Weekend workshop teaches true hunting and cooking

Story by Lili Sams, Lone Star Outdoor News

The trend of field to table is sweeping the country and doesn’t seem to be slowing down. Eager to refine their wild game cooking skills, six students from all over the country arrived at the T Diamond Lodge near Aspermont for a hands-on experience.

In the not-so-average cooking class, the participants would harvest a wild hog to use as the main event for the meal they would learn how to prepare. The cooking school, hosted by Outdoor Solutions Corp., was all-inclusive with the long-range rifle practice, hog hunting, preparation and final dinner service.

On the first day, the group went over gun safety during a long-range rifle training session. They shot targets up to 1,000 yards with the popular 6.5 Creedmore rifle cartridge to build confidence for the evening hunt.

Most of the students had experience shooting rifles and several of the students were successful that evening. One group had to drag a hog 200 yards from the middle of a muddy, wet wheat field.

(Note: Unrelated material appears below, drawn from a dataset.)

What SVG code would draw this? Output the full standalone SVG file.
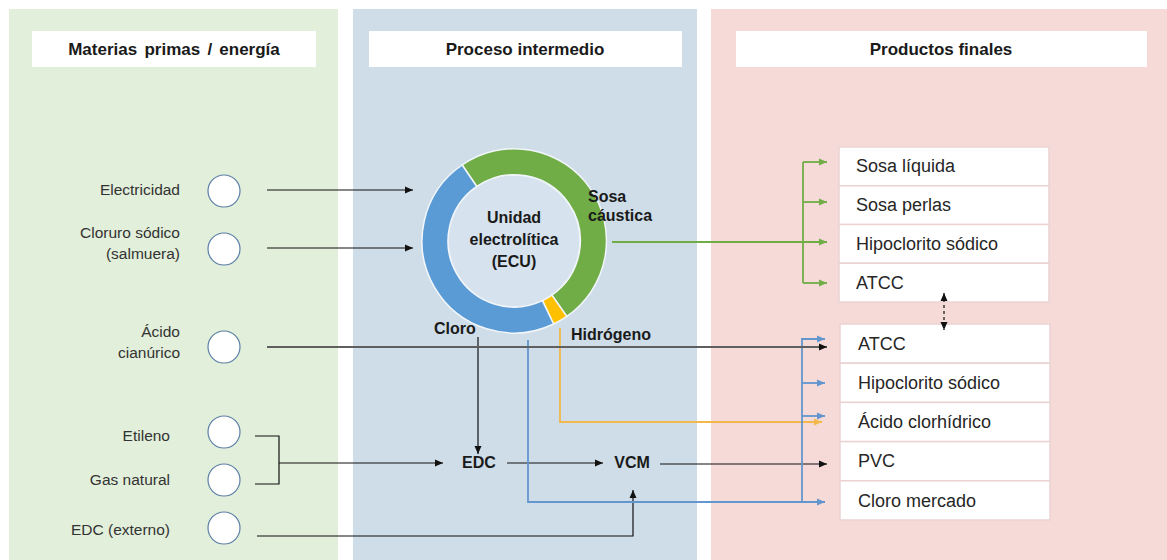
<svg xmlns="http://www.w3.org/2000/svg" width="1167" height="560" viewBox="0 0 1167 560">
<style>
.hdr{font-family:"Liberation Sans",Arial,sans-serif;font-weight:bold;font-size:17px;fill:#1a1a1a;text-anchor:middle}
.lbl{font-family:"Liberation Sans",Arial,sans-serif;font-size:15.5px;fill:#333;text-anchor:end}
.prod{font-family:"Liberation Sans",Arial,sans-serif;font-size:18px;fill:#262626}
.bld{font-family:"Liberation Sans",Arial,sans-serif;font-weight:bold;font-size:16px;fill:#1a1a1a}
.src{fill:#fff;stroke:#5b7fa6;stroke-width:1.2}
.box{fill:#fff;stroke:#ead3d2;stroke-width:1.5}
.k{fill:none;stroke:#111;stroke-width:1.2}
.gr{fill:none;stroke:#5f5f5f;stroke-width:2}
.g{fill:none;stroke:#70AD47;stroke-width:1.8}
.b{fill:none;stroke:#6396CF;stroke-width:1.8}
.y{fill:none;stroke:#F2B84B;stroke-width:1.8}
</style>
<defs>
<marker id="ak" markerUnits="userSpaceOnUse" markerWidth="10" markerHeight="10" viewBox="0 0 10 10" refX="9" refY="5" orient="auto"><path d="M1,1.5 L9,5 L1,8.5 Z" fill="#111"/></marker>
<marker id="ag" markerUnits="userSpaceOnUse" markerWidth="10" markerHeight="10" viewBox="0 0 10 10" refX="9" refY="5" orient="auto"><path d="M1,1.5 L9,5 L1,8.5 Z" fill="#70AD47"/></marker>
<marker id="ab" markerUnits="userSpaceOnUse" markerWidth="10" markerHeight="10" viewBox="0 0 10 10" refX="9" refY="5" orient="auto"><path d="M1,1.5 L9,5 L1,8.5 Z" fill="#6396CF"/></marker>
<marker id="ay" markerUnits="userSpaceOnUse" markerWidth="10" markerHeight="10" viewBox="0 0 10 10" refX="9" refY="5" orient="auto"><path d="M1,1.5 L9,5 L1,8.5 Z" fill="#F2B84B"/></marker>
<marker id="aks" markerUnits="userSpaceOnUse" markerWidth="10" markerHeight="10" viewBox="0 0 10 10" refX="9" refY="5" orient="auto-start-reverse"><path d="M1,1.5 L9,5 L1,8.5 Z" fill="#111"/></marker>
</defs>
<rect width="1167" height="560" fill="#fff"/>
<g id="panels">
<rect x="9" y="9" width="329" height="551" fill="#E2EFDA"/>
<rect x="353" y="9" width="344" height="551" fill="#CEDDE8"/>
<rect x="711" y="9" width="456" height="551" fill="#F6DAD7"/>
<rect x="32" y="31" width="284" height="36" fill="#fff"/>
<rect x="369" y="31" width="313" height="36" fill="#fff"/>
<rect x="736" y="31" width="411" height="36" fill="#fff"/>
<text class="hdr" x="174" y="55" word-spacing="2.5">Materias primas / energía</text>
<text class="hdr" x="525" y="55">Proceso intermedio</text>
<text class="hdr" x="941" y="55">Productos finales</text>
</g>
<g id="connectors">
<path class="k" d="M267,190 H413" marker-end="url(#ak)"/>
<path class="k" d="M267,248 H413" marker-end="url(#ak)"/>
<path class="k" d="M255,436 H279 V484 H255"/>
<path class="k" d="M279,463 H443" marker-end="url(#ak)"/>
<path class="k" d="M478,337 V454" marker-end="url(#ak)"/>
<path class="k" d="M507,463 H603" marker-end="url(#ak)"/>
<path class="k" d="M660,464 H827" marker-end="url(#ak)"/>
<path class="k" d="M257,536 H633 V490" marker-end="url(#ak)"/>
<path class="y" d="M560,328 V422 H822" marker-end="url(#ay)"/>
<path class="b" d="M528,340 V502 H825" marker-end="url(#ab)"/>
<path class="b" d="M802,502 V339 H825" marker-end="url(#ab)"/>
<path class="b" d="M802,383 H825" marker-end="url(#ab)"/>
<path class="b" d="M802,416 H825" marker-end="url(#ab)"/>
<path class="gr" d="M267,347 H827" marker-end="url(#ak)"/>
<path class="g" d="M612,242 H827" marker-end="url(#ag)"/>
<path class="g" d="M803,162 V283"/>
<path class="g" d="M803,162 H827" marker-end="url(#ag)"/>
<path class="g" d="M803,202 H827" marker-end="url(#ag)"/>
<path class="g" d="M803,283 H827" marker-end="url(#ag)"/>
</g>
<g id="src-electricidad"><circle class="src" cx="224" cy="191" r="16"/><text class="lbl" x="180" y="195">Electricidad</text></g>
<g id="src-cloruro"><circle class="src" cx="224" cy="249" r="16"/><text class="lbl" x="180" y="238">Cloruro sódico</text><text class="lbl" x="180" y="259">(salmuera)</text></g>
<g id="src-acido"><circle class="src" cx="224" cy="347" r="16"/><text class="lbl" x="180" y="337">Ácido</text><text class="lbl" x="180" y="358">cianúrico</text></g>
<g id="src-etileno"><circle class="src" cx="224" cy="432" r="16"/><text class="lbl" x="170" y="441">Etileno</text></g>
<g id="src-gas"><circle class="src" cx="224" cy="480" r="16"/><text class="lbl" x="170" y="485">Gas natural</text></g>
<g id="src-edcext"><circle class="src" cx="224" cy="528" r="16"/><text class="lbl" x="170" y="535">EDC (externo)</text></g>
<g id="ecu">
<circle cx="514" cy="241" r="66" fill="#D6E3EE" stroke="#eef3f8" stroke-width="1.5"/>
<path d="M462.16,165 A92,92 0 0 1 566.77,316.37 L551.86,295.07 A66,66 0 0 0 476.81,186.48 Z" fill="#70AD47" stroke="#f2f6fa" stroke-width="1.5"/>
<path d="M566.77,316.37 A92,92 0 0 1 553.61,324.04 L542.41,300.57 A66,66 0 0 0 551.86,295.07 Z" fill="#FFC000" stroke="#f2f6fa" stroke-width="1.5"/>
<path d="M553.61,324.04 A92,92 0 0 1 462.16,165 L476.81,186.48 A66,66 0 0 0 542.41,300.57 Z" fill="#5B9BD5" stroke="#f2f6fa" stroke-width="1.5"/>
<text class="bld" x="514" y="223" text-anchor="middle">Unidad</text>
<text class="bld" x="514" y="245" text-anchor="middle">electrolítica</text>
<text class="bld" x="514" y="267" text-anchor="middle">(ECU)</text>
<text class="bld" x="588" y="202">Sosa</text>
<text class="bld" x="588" y="221">cáustica</text>
<text class="bld" x="434" y="334">Cloro</text>
<text class="bld" x="571" y="340">Hidrógeno</text>
</g>
<g id="edc"><text class="bld" x="479" y="468" text-anchor="middle" font-size="15">EDC</text></g>
<g id="vcm"><text class="bld" x="632" y="468" text-anchor="middle" font-size="15">VCM</text></g>
<g id="productos-sosa">
<rect class="box" x="839" y="147" width="210" height="38.75"/>
<rect class="box" x="839" y="185.75" width="210" height="38.75"/>
<rect class="box" x="839" y="224.5" width="210" height="38.75"/>
<rect class="box" x="839" y="263.25" width="210" height="38.75"/>
<text class="prod" x="856" y="172">Sosa líquida</text>
<text class="prod" x="856" y="211">Sosa perlas</text>
<text class="prod" x="856" y="250">Hipoclorito sódico</text>
<text class="prod" x="856" y="289">ATCC</text>
</g>
<g id="productos-cloro">
<rect class="box" x="840" y="324" width="210" height="39.2"/>
<rect class="box" x="840" y="363.2" width="210" height="39.2"/>
<rect class="box" x="840" y="402.4" width="210" height="39.2"/>
<rect class="box" x="840" y="441.6" width="210" height="39.2"/>
<rect class="box" x="840" y="480.8" width="210" height="39.2"/>
<text class="prod" x="858" y="350">ATCC</text>
<text class="prod" x="858" y="389">Hipoclorito sódico</text>
<text class="prod" x="858" y="428">Ácido clorhídrico</text>
<text class="prod" x="858" y="467">PVC</text>
<text class="prod" x="858" y="507">Cloro mercado</text>
</g>
<g id="atcc-link"><path d="M944,293 V330" fill="none" stroke="#111" stroke-width="1.2" stroke-dasharray="3,3" marker-start="url(#aks)" marker-end="url(#aks)"/></g>
</svg>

Debbie Scott traveled for the class from Iowa. She has hunted in Africa four times and harvested her first hog on the last day of the workshop.

Debbie Scott with her first hog. Photo by David J Sams, Lone Star Outdoor News

The T Diamond Lodge sits on top of a hill that overlooks 40,000 acres of hunting land in Stonewall County. The group gathered on the porch to watch the sunset while they enjoyed cocktails and the usual camp talk.

After a quick morning hunt, Chef Albert Wutsch began his instruction with the basics of how to properly quarter, debone and butcher a hog.

Wutsch got interested in cooking from his time as a Boy Scout and started cooking when he was 15. He studied wildlife management in college.

“I love the outdoors and was trying to figure out if I was going to be an outfitter or a chef.”

The chef combined his passion for the outdoors and cooking. He worked at numerous restaurants and has published several cookbooks.

Wutsch didn’t forget any of the details. He explained how to properly cut around the muscles and remove the sinew tissue. Each student worked on their hog, cutting and then vacuum-packing the meat.

Photo by David J Sams, Lone Star Outdoor News

The students experience in the kitchen varied. Before the instruction began, Andy Coonrod, of Houston said the only thing he knew how to cook was macaroni and cheese.

Rafael Carrillo was familiar with the kitchen. He has been cooking since he was a teenager and has taken culinary classes.

“My biggest takeaway from the weekend adventure was wild boar is very good to eat, very lean and no gamey taste,” Carrillo said.

The students were broken into smaller groups, each given a recipe for a course that they would prepare for the final meal.

The robust menu consisted of wild boar carpaccio, stirfry boar with a sweet Thai chili glaze, braised boar with caraway, kraut and white wine, rack of boar with apple gastrique and amaretto poached pears for dessert. Each course was paired with a complementary wine from Horn Winery.

Wutsch, with the help of two assistants, instructed the groups. The kitchen began to buzz with the sounds of the knives chopping, bowls clanging and meat sizzling.

“I wanted the students to really understand the methods,”Wutsch said. All selected recipes were interchangeable and universal: so, instead of pheasant as the meat in the stir-fry, the students used a similar tender cut of the boar.

Photo by David J Sams, Lone Star Outdoor News

The smell of the boar ribs on the grill wafted throughout the kitchen. The energy was exciting and the students were eager to perfect their skills. The students started plating the dishes they served to the other guests at the lodge.

The courses were brought out and presented to the guests. There was a sense of pride for each dish the students showcased, almost like they were TV personalities on the Food Network.

One of the guests made a comment to Andy Coonrod: “This morning all you said you could make was mac n cheese, now you are a professional chef.”

The room filled with laughter and applause.

It was unanimous around the table, the meal was a major success.

“Do I have permission to lick the bowl?” one guest asked. At the end of the dinner, there were no leftovers to be found on any of the plates.

As the students packed up the next morning, they looked back on what they had accomplished.

“The key to the event was we were able to put into practice what we learned immediately—shooting instruction followed by hunting sessions, and then butchering instruction followed by cooking the game,” said Bill MacGregor, who attended the event from New York.